Pieter Theodoor van Woensel (born 15 September 1970 in Breda, Netherlands) is a politician and former Wethouder (alderman) in the Netherlands.

==Early career==
He followed the HBO course in training-authorities management at the Thorbecke Academy in Leeuwarden between 1990 and 1994. He studied legal administration at the state University of Groningen. In Groningen he became involved with the foundation of a new regional political party that would stand up for the interests of students, Student en Stad. In the 1994 elections, this party won one seat in the Groningen municipal council. Pieter van Woensel becomes the first half-assistant to the party's first councillor, Marcel Beukeboom. After two years, as agreed beforehand, he followed Beukeboom as city councillor for a period of two years.

==The Hague==
In 1998, van Woensel was elected to the Association of Netherlands Municipalities (VNG). Van Woensel became an active member of the local People's Party for Freedom and Democracy (VVD). In 2002, he was elected for the VVD to the Hague municipal council, and a year later became its Fractievoorzitter (parliamentary leader).

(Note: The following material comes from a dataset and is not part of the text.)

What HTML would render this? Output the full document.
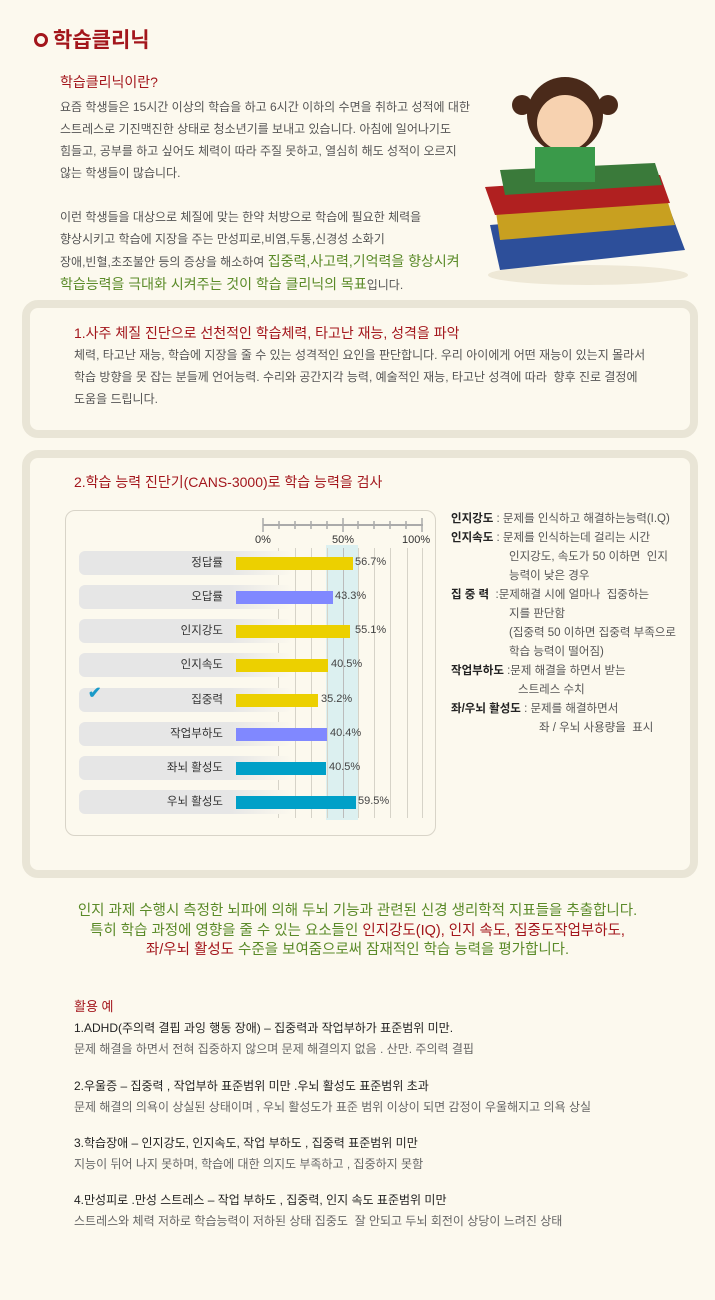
<!DOCTYPE html>
<html><head><meta charset="utf-8"><style>
*{margin:0;padding:0;box-sizing:border-box}
body{width:715px;height:1300px;background:#fcf9ee;font-family:"Liberation Sans","Noto Sans CJK KR",sans-serif;position:relative;overflow:hidden;color:#555}
.a{position:absolute;white-space:nowrap}
.t{font-size:12px;line-height:22px}
.red{color:#a3161c}.grn{color:#5a8a28}
.box{position:absolute;left:22px;width:676px;border:8px solid #e9e5d6;border-radius:16px;background:#fcf9ee}
.lbl{position:absolute;left:79px;width:214px;height:24px;border-radius:6px;background:linear-gradient(90deg,#e6e6e6 70%,#fcf9ee);font-size:11.5px;color:#333;text-align:right;padding-right:70px;line-height:24px}
.bar{position:absolute;left:236px;height:13px}
.v{position:absolute;font-size:11px;color:#444}
.g{position:absolute;top:548px;width:1px;height:270px;background:#d6d3c8}
.it{position:absolute;left:74px;font-size:12px;line-height:21px;color:#666;white-space:nowrap}
.it b{font-weight:normal;color:#222}
</style></head><body>
<div class="a" style="left:34px;top:24px;font-size:21px;font-weight:bold;color:#a3161c"><span style="display:inline-block;width:14px;height:14px;border:3px solid #a3161c;border-radius:50%;margin-right:5px"></span>학습클리닉</div>
<div class="a red" style="left:60px;top:72px;font-size:14px">학습클리닉이란?</div>
<div class="a t" style="left:60px;top:96px">요즘 학생들은 15시간 이상의 학습을 하고 6시간 이하의 수면을 취하고 성적에 대한<br>스트레스로 기진맥진한 상태로 청소년기를 보내고 있습니다. 아침에 일어나기도<br>힘들고, 공부를 하고 싶어도 체력이 따라 주질 못하고, 열심히 해도 성적이 오르지<br>않는 학생들이 많습니다.<br><br>이런 학생들을 대상으로 체질에 맞는 한약 처방으로 학습에 필요한 체력을<br>향상시키고 학습에 지장을 주는 만성피로,비염,두통,신경성 소화기<br>장애,빈혈,초조불안 등의 증상을 해소하여 <span class="grn" style="font-size:14px">집중력,사고력,기억력을 향상시켜</span><br><span class="grn" style="font-size:14px">학습능력을 극대화 시켜주는 것이 학습 클리닉의 목표</span>입니다.</div>
<svg class="a" style="left:470px;top:75px" width="235" height="215">
<ellipse cx="118" cy="200" rx="100" ry="10" fill="#eee8d6"/>
<polygon points="20,150 200,135 215,175 30,195" fill="#2d4f9a"/>
<polygon points="25,130 195,118 205,150 30,165" fill="#c8a020"/>
<polygon points="15,112 190,100 200,128 25,140" fill="#b02020"/>
<polygon points="30,95 185,88 192,110 35,120" fill="#3a7a3a"/>
<circle cx="95" cy="40" r="38" fill="#4a2a1a"/>
<circle cx="95" cy="48" r="28" fill="#f7d2b0"/>
<circle cx="52" cy="30" r="10" fill="#4a2a1a"/><circle cx="138" cy="30" r="10" fill="#4a2a1a"/>
<rect x="65" y="72" width="60" height="35" fill="#3a9a4a"/>
</svg>
<div class="box" style="top:300px;height:138px"></div>
<div class="a red" style="left:74px;top:323px;font-size:14px">1.사주 체질 진단으로 선천적인 학습체력, 타고난 재능, 성격을 파악</div>
<div class="a t" style="left:74px;top:344px">체력, 타고난 재능, 학습에 지장을 줄 수 있는 성격적인 요인을 판단합니다. 우리 아이에게 어떤 재능이 있는지 몰라서<br>학습 방향을 못 잡는 분들께 언어능력. 수리와 공간지각 능력, 예술적인 재능, 타고난 성격에 따라&nbsp; 향후 진로 결정에<br>도움을 드립니다.</div>
<div class="box" style="top:450px;height:428px"></div>
<div class="a red" style="left:74px;top:472px;font-size:14px">2.학습 능력 진단기(CANS-3000)로 학습 능력을 검사</div>
<div class="a" style="left:65px;top:510px;width:371px;height:326px;border:1px solid #d8d4c8;border-radius:10px"></div>
<div class="a" style="left:326px;top:545px;width:32px;height:275px;background:#dcf0f0"></div>
<div class="g" style="left:278px"></div><div class="g" style="left:295px"></div><div class="g" style="left:311px"></div><div class="g" style="left:327px"></div><div class="g" style="left:343px;background:#bbb"></div><div class="g" style="left:358px"></div><div class="g" style="left:374px"></div><div class="g" style="left:390px"></div><div class="g" style="left:407px"></div><div class="g" style="left:422px"></div>
<div class="a" style="left:263px;top:524px;width:160px;height:2px;background:#aaa"></div>
<svg class="a" style="left:262px;top:518px" width="164" height="14"><g stroke="#aaa" stroke-width="1.5">
<line x1="1" y1="0" x2="1" y2="14"/><line x1="17" y1="3" x2="17" y2="11"/><line x1="33" y1="3" x2="33" y2="11"/><line x1="49" y1="3" x2="49" y2="11"/><line x1="65" y1="3" x2="65" y2="11"/><line x1="81" y1="0" x2="81" y2="14"/><line x1="96" y1="3" x2="96" y2="11"/><line x1="112" y1="3" x2="112" y2="11"/><line x1="128" y1="3" x2="128" y2="11"/><line x1="144" y1="3" x2="144" y2="11"/><line x1="160" y1="0" x2="160" y2="14"/></g></svg>
<div class="a" style="left:255px;top:534px;font-size:11px;color:#333">0%</div>
<div class="a" style="left:332px;top:534px;font-size:11px;color:#333">50%</div>
<div class="a" style="left:402px;top:534px;font-size:11px;color:#333">100%</div>
<div class="lbl" style="top:551px">정답률</div><div class="bar" style="top:557px;width:117px;background:#ecd000"></div><div class="v" style="left:355px;top:556px">56.7%</div>
<div class="lbl" style="top:585px">오답률</div><div class="bar" style="top:591px;width:97px;background:#8088ff"></div><div class="v" style="left:335px;top:590px">43.3%</div>
<div class="lbl" style="top:619px">인지강도</div><div class="bar" style="top:625px;width:114px;background:#ecd000"></div><div class="v" style="left:355px;top:624px">55.1%</div>
<div class="lbl" style="top:653px">인지속도</div><div class="bar" style="top:659px;width:92px;background:#ecd000"></div><div class="v" style="left:331px;top:658px">40.5%</div>
<div class="lbl" style="top:688px">집중력</div><div class="bar" style="top:694px;width:82px;background:#ecd000"></div><div class="v" style="left:321px;top:693px">35.2%</div>
<div class="a" style="left:88px;top:683px;font-size:16px;color:#1a9ac8;font-weight:bold">✔</div>
<div class="lbl" style="top:722px">작업부하도</div><div class="bar" style="top:728px;width:91px;background:#8088ff"></div><div class="v" style="left:330px;top:727px">40.4%</div>
<div class="lbl" style="top:756px">좌뇌 활성도</div><div class="bar" style="top:762px;width:90px;background:#00a0c8"></div><div class="v" style="left:329px;top:761px">40.5%</div>
<div class="lbl" style="top:790px">우뇌 활성도</div><div class="bar" style="top:796px;width:120px;background:#00a0c8"></div><div class="v" style="left:358px;top:795px">59.5%</div>
<div class="a" style="left:451px;top:510px;font-size:11.5px;line-height:19px;color:#555">
<b style="color:#222">인지강도</b> : 문제를 인식하고 해결하는능력(I.Q)<br>
<b style="color:#222">인지속도</b> : 문제를 인식하는데 걸리는 시간<br>
<span style="padding-left:58px">인지강도, 속도가 50 이하면&nbsp; 인지</span><br>
<span style="padding-left:58px">능력이 낮은 경우</span><br>
<b style="color:#222">집 중 력</b>&nbsp; :문제해결 시에 얼마나&nbsp; 집중하는<br>
<span style="padding-left:58px">지를 판단함</span><br>
<span style="padding-left:58px">(집중력 50 이하면 집중력 부족으로</span><br>
<span style="padding-left:58px">학습 능력이 떨어짐)</span><br>
<b style="color:#222">작업부하도</b> :문제 해결을 하면서 받는<br>
<span style="padding-left:67px">스트레스 수치</span><br>
<b style="color:#222">좌/우뇌 활성도</b> : 문제를 해결하면서<br>
<span style="padding-left:88px">좌 / 우뇌 사용량을&nbsp; 표시</span></div>
<div class="a grn" style="left:0;width:715px;top:902px;font-size:14.5px;line-height:19.5px;text-align:center">인지 과제 수행시 측정한 뇌파에 의해 두뇌 기능과 관련된 신경 생리학적 지표들을 추출합니다.<br>특히 학습 과정에 영향을 줄 수 있는 요소들인 <span class="red">인지강도(IQ), 인지 속도, 집중도작업부하도,</span><br><span class="red">좌/우뇌 활성도</span> 수준을 보여줌으로써 잠재적인 학습 능력을 평가합니다.</div>
<div class="a red" style="left:74px;top:996px;font-size:13px">활용 예</div>
<div class="it" style="top:1018px"><b>1.ADHD(주의력 결핍 과잉 행동 장애) – 집중력과 작업부하가 표준범위 미만.</b><br>문제 해결을 하면서 전혀 집중하지 않으며 문제 해결의지 없음 . 산만. 주의력 결핍</div>
<div class="it" style="top:1076px"><b>2.우울증 – 집중력 , 작업부하 표준범위 미만 .우뇌 활성도 표준범위 초과</b><br>문제 해결의 의욕이 상실된 상태이며 , 우뇌 활성도가 표준 범위 이상이 되면 감정이 우울해지고 의욕 상실</div>
<div class="it" style="top:1133px"><b>3.학습장애 – 인지강도, 인지속도, 작업 부하도 , 집중력 표준범위 미만</b><br>지능이 뒤어 나지 못하며, 학습에 대한 의지도 부족하고 , 집중하지 못함</div>
<div class="it" style="top:1190px"><b>4.만성피로 .만성 스트레스 – 작업 부하도 , 집중력, 인지 속도 표준범위 미만</b><br>스트레스와 체력 저하로 학습능력이 저하된 상태 집중도&nbsp; 잘 안되고 두뇌 회전이 상당이 느려진 상태</div>
</body></html>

In 2004, van Woensel became Bas Verkerk's successor on his departure, taking over the economic affairs and employment portfolio. In April 2006, he was given the transport, business, suburbs, and environment portfolio. At the beginning of 2007 it was revealed that, under him, the construction of RandstadRail - with its budget of €12 million - had actually cost €451 million. He took political flak for this error and resigned his aldermanship in February 2007.